Given information:

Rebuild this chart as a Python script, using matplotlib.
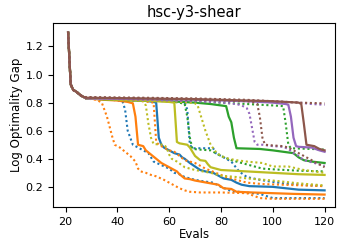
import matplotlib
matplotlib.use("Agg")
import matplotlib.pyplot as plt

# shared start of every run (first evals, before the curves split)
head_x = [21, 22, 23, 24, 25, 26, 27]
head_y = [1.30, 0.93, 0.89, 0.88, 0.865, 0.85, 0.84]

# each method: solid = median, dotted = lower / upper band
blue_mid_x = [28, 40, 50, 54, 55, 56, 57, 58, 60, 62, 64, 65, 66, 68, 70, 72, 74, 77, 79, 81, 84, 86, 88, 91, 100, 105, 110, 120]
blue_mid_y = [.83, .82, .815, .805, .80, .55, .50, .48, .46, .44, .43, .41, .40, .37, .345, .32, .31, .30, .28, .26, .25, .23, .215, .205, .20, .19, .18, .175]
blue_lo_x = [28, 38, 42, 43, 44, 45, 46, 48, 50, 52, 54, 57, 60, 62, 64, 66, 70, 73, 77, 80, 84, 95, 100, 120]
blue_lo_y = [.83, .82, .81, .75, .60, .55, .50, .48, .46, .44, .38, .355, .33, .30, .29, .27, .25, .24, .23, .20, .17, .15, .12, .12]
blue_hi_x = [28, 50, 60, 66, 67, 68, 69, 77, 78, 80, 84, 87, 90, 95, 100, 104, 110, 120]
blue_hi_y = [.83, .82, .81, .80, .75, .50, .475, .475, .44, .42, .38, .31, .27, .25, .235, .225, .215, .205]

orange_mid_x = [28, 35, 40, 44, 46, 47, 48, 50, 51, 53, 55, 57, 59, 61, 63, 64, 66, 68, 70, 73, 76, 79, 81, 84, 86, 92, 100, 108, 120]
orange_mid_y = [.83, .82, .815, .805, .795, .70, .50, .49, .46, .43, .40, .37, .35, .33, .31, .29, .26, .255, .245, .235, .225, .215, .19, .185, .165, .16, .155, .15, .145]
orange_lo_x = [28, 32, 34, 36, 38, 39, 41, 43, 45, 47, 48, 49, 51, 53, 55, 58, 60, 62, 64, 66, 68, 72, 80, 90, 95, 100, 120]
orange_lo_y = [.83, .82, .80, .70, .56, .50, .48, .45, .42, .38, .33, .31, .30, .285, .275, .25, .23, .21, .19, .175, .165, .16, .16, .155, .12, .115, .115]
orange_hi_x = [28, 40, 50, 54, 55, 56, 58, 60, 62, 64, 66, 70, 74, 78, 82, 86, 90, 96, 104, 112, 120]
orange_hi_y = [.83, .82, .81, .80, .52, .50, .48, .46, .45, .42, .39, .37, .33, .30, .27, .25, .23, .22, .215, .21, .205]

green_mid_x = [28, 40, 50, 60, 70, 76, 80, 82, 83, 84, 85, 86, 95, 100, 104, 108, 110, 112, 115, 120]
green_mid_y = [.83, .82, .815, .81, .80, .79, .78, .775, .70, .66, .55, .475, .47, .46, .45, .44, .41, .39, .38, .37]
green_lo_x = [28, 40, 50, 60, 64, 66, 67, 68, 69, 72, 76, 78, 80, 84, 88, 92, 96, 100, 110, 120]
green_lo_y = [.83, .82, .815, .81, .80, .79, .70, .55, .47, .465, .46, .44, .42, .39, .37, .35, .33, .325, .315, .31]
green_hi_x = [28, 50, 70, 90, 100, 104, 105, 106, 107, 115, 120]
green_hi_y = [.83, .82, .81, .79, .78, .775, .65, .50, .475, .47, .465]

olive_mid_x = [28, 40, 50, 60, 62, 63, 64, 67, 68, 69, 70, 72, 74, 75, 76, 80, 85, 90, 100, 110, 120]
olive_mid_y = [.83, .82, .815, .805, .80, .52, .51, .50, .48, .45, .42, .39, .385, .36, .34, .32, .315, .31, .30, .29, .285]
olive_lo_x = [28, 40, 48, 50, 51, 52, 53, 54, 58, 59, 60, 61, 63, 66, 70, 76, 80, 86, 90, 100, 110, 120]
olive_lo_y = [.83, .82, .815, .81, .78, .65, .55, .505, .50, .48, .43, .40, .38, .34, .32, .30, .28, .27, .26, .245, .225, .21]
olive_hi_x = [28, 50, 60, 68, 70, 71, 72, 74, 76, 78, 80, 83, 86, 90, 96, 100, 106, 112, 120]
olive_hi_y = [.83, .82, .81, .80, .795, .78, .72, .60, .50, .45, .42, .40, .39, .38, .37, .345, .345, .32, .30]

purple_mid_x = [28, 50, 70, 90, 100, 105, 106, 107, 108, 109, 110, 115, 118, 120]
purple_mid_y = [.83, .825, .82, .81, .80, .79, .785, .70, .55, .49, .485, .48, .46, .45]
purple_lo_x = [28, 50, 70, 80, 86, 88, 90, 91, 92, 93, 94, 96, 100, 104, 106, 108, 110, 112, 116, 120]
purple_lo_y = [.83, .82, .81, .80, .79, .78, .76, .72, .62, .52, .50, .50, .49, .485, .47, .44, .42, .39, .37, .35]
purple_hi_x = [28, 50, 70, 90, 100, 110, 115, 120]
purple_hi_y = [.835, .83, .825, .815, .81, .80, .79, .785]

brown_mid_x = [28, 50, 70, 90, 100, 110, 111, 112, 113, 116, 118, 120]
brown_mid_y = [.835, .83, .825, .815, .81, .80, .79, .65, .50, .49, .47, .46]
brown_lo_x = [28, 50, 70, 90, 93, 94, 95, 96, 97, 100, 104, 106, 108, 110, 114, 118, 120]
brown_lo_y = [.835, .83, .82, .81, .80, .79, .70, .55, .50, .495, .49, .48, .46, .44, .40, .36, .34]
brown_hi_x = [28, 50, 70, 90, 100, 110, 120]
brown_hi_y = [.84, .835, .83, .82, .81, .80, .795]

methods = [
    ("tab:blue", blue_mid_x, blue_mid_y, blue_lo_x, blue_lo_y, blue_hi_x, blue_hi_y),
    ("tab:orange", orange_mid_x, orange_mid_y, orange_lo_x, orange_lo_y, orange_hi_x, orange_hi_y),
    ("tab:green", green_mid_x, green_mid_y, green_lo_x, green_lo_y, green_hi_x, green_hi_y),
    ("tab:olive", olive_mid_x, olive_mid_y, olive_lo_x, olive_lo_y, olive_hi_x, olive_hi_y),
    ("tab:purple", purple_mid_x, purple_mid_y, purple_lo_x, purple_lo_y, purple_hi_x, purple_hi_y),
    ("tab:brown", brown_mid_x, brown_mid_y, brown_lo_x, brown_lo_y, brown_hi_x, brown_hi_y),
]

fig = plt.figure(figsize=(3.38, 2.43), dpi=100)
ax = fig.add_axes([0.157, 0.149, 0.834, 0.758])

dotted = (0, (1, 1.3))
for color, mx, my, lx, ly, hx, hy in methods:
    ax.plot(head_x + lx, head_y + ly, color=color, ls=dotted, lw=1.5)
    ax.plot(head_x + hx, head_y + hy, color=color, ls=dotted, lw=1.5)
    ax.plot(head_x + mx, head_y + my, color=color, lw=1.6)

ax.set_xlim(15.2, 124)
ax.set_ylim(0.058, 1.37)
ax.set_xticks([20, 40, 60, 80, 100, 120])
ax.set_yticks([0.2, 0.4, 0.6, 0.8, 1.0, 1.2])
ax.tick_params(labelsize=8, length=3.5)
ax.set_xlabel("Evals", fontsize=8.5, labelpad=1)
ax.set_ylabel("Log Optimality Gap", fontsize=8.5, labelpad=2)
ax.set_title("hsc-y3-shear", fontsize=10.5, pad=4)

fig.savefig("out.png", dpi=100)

Problem to work on:
Print the data above verbatim from the first line through the line holding "head_y = [1.30, 0.93, 0.89, 0.88, 0.865, 0.85, 0.84]", leaving every picture out.

In response:
Rebuild this chart as a Python script, using matplotlib.
import matplotlib
matplotlib.use("Agg")
import matplotlib.pyplot as plt

# shared start of every run (first evals, before the curves split)
head_x = [21, 22, 23, 24, 25, 26, 27]
head_y = [1.30, 0.93, 0.89, 0.88, 0.865, 0.85, 0.84]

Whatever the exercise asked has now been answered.